The old Datavote punch-card voting system worked fine since the '70s UNTIL they were PURPOSELY sabotaged in Florida. Dan Rather's documentary shows 7 printing plant employees saying that they were FORCED to use inferior paper they'd already rejected and FORCED to mis-register the perforations which became the "chad" problem:
This "failure" caused Congress to pass HAVA (Help America Vote Act) which resulted in $100s of millions for Republican-connected voting machine companies and all the havoc we've had since.
It's a crying shame that Dan Rather lost his network job before putting out this, his best expose ever. It's a shame that HDNet titled it "The Trouble with Touchscreens, Part 2" instead of "How our Elections and Treasure are Stolen, Part 1"
As a longtime voting reform activist, I think the only thing wrong with the old Datavote machines was that the software was proprietary instead of open-source (public), which could be easily remedied by legislation.
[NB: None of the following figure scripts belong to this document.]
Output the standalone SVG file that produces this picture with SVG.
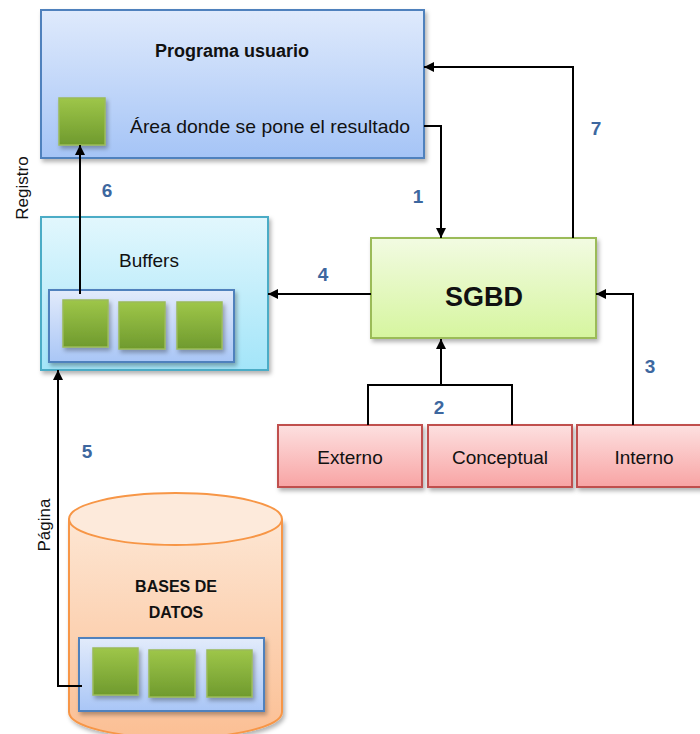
<svg xmlns="http://www.w3.org/2000/svg" width="700" height="734" viewBox="0 0 700 734">
<defs>
<linearGradient id="gBlue" x1="0" y1="0" x2="0" y2="1"><stop offset="0" stop-color="#dfeafc"/><stop offset="1" stop-color="#a5c4f6"/></linearGradient>
<linearGradient id="gCyan" x1="0" y1="0" x2="0" y2="1"><stop offset="0" stop-color="#e2f7fd"/><stop offset="1" stop-color="#a3e5f9"/></linearGradient>
<linearGradient id="gInner" x1="0" y1="0" x2="0" y2="1"><stop offset="0" stop-color="#e2ebfb"/><stop offset="1" stop-color="#a9c6f6"/></linearGradient>
<linearGradient id="gGreenBox" x1="0" y1="0" x2="0" y2="1"><stop offset="0" stop-color="#f2fbe2"/><stop offset="1" stop-color="#d6f59f"/></linearGradient>
<linearGradient id="gSq" x1="0" y1="0" x2="0" y2="1"><stop offset="0" stop-color="#9ec649"/><stop offset="1" stop-color="#6f9a2e"/></linearGradient>
<linearGradient id="gPink" x1="0" y1="0" x2="0" y2="1"><stop offset="0" stop-color="#fde0e0"/><stop offset="1" stop-color="#f8a4a4"/></linearGradient>
<linearGradient id="gOrange" x1="0" y1="0" x2="0" y2="1"><stop offset="0" stop-color="#fde6d3"/><stop offset="1" stop-color="#fbbf94"/></linearGradient>
<filter id="sh" x="-10%" y="-10%" width="125%" height="130%"><feDropShadow dx="2" dy="3" stdDeviation="2" flood-color="#000" flood-opacity="0.3"/></filter>
<marker id="ah" viewBox="0 0 10 10" refX="10" refY="5" markerWidth="10" markerHeight="10" markerUnits="userSpaceOnUse" orient="auto"><path d="M0,0 L10,5 L0,10 z" fill="#000"/></marker>
</defs>
<style>
.t{font-family:"Liberation Sans",Arial,sans-serif;fill:#111;}
.b{font-weight:bold;}
.n{font-family:"Liberation Sans",Arial,sans-serif;font-weight:bold;font-size:19px;fill:#3d679f;}
.sq{fill:url(#gSq);stroke:#9bbb59;stroke-width:1.5;filter:url(#sh);}
.ln{fill:none;stroke:#000;stroke-width:2;}
</style>

<g id="programa">
<rect x="41" y="10" width="383" height="148" fill="url(#gBlue)" stroke="#4f81bd" stroke-width="2" filter="url(#sh)"/>
<text class="t b" x="232" y="57" font-size="18" text-anchor="middle">Programa usuario</text>
<rect class="sq" x="59" y="98" width="46" height="47"/>
<text class="t" x="130" y="133" font-size="19" textLength="280" lengthAdjust="spacingAndGlyphs">Área donde se pone el resultado</text>
</g>

<g id="buffers">
<rect x="41" y="217" width="227" height="153" fill="url(#gCyan)" stroke="#4bacc6" stroke-width="2" filter="url(#sh)"/>
<text class="t" x="149" y="267" font-size="19" text-anchor="middle">Buffers</text>
<rect x="49" y="290" width="185" height="72" fill="url(#gInner)" stroke="#4f81bd" stroke-width="2" filter="url(#sh)"/>
<rect class="sq" x="63" y="300" width="45" height="47"/>
<rect class="sq" x="119" y="302" width="46" height="47"/>
<rect class="sq" x="177" y="302" width="45" height="47"/>
</g>

<g id="sgbd">
<rect x="371" y="238" width="225" height="100" fill="url(#gGreenBox)" stroke="#9bbb59" stroke-width="2" filter="url(#sh)"/>
<text class="t b" x="484" y="306" font-size="27" text-anchor="middle">SGBD</text>
</g>

<g id="externo">
<rect x="278" y="425" width="144" height="62" fill="url(#gPink)" stroke="#c0504d" stroke-width="2" filter="url(#sh)"/>
<text class="t" x="350" y="464" font-size="19" text-anchor="middle">Externo</text>
</g>
<g id="conceptual">
<rect x="428" y="425" width="144" height="62" fill="url(#gPink)" stroke="#c0504d" stroke-width="2" filter="url(#sh)"/>
<text class="t" x="500" y="464" font-size="19" text-anchor="middle">Conceptual</text>
</g>
<g id="interno">
<rect x="577" y="425" width="130" height="62" fill="url(#gPink)" stroke="#c0504d" stroke-width="2" filter="url(#sh)"/>
<text class="t" x="644" y="464" font-size="19" text-anchor="middle">Interno</text>
</g>

<g id="basedatos">
<path d="M69,519 L69,712 A106.5,26 0 0 0 282,712 L282,519" fill="url(#gOrange)" stroke="#f79646" stroke-width="2" filter="url(#sh)"/>
<ellipse cx="175.5" cy="519" rx="106.5" ry="26" fill="#fdeadb" stroke="#f79646" stroke-width="2"/>
<text class="t b" x="176" y="592" font-size="16" text-anchor="middle">BASES DE</text>
<text class="t b" x="176" y="618" font-size="16" text-anchor="middle">DATOS</text>
<rect x="79" y="638" width="185" height="73" fill="url(#gInner)" stroke="#4f81bd" stroke-width="2" filter="url(#sh)"/>
<rect class="sq" x="93" y="648" width="45" height="47"/>
<rect class="sq" x="149" y="650" width="46" height="47"/>
<rect class="sq" x="207" y="650" width="45" height="47"/>
</g>

<g id="connectors">
<path class="ln" d="M424,126 L441,126 L441,238" marker-end="url(#ah)"/>
<path class="ln" d="M573,238 L573,67 L424,67" marker-end="url(#ah)"/>
<path class="ln" d="M371,294 L268,294" marker-end="url(#ah)"/>
<path class="ln" d="M633,425 L633,294 L596,294" marker-end="url(#ah)"/>
<path class="ln" d="M368,425 L368,385 L512,385 L512,425"/>
<path class="ln" d="M441,385 L441,339" marker-end="url(#ah)"/>
<path class="ln" d="M80,294 L80,145" marker-end="url(#ah)"/>
<path class="ln" d="M82,686 L58,686 L58,370" marker-end="url(#ah)"/>
</g>

<g id="labels">
<text class="n" x="418" y="203" text-anchor="middle">1</text>
<text class="n" x="439" y="414" text-anchor="middle">2</text>
<text class="n" x="650" y="373" text-anchor="middle">3</text>
<text class="n" x="323" y="281" text-anchor="middle">4</text>
<text class="n" x="87" y="458" text-anchor="middle">5</text>
<text class="n" x="107" y="197" text-anchor="middle">6</text>
<text class="n" x="596" y="135" text-anchor="middle">7</text>
<text class="t" font-size="17" text-anchor="middle" transform="translate(28,188) rotate(-90)">Registro</text>
<text class="t" font-size="17" text-anchor="middle" transform="translate(50,525) rotate(-90)">Página</text>
</g>
</svg>
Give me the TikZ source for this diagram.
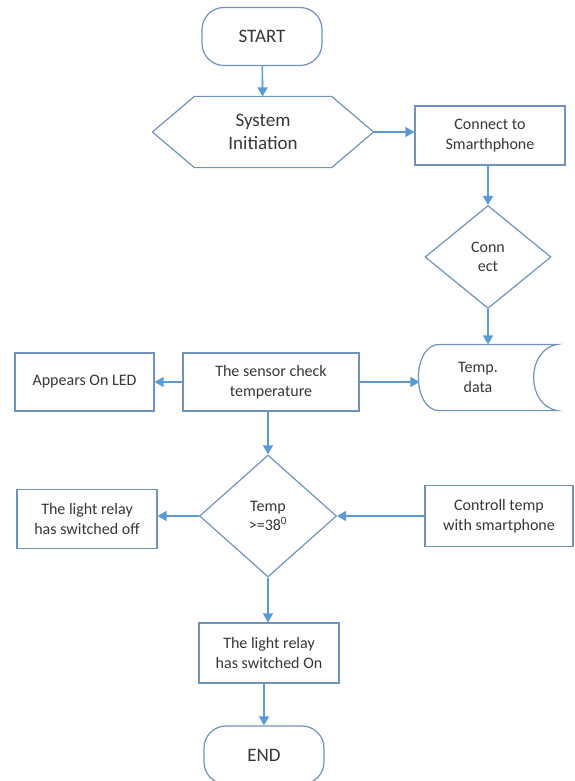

If anyone knows if any of these machines are warehoused somewhere, let me know!
The Trouble with Touchscreens, Part 1 shows how inferior that method of voting is. But carefully filling a square with ink on fragile paper then fed into delicate optical scanners is a pathetic way to signal a computer! Punch cards are way faster and more robust, while leaving a paper trail for real hand recounts.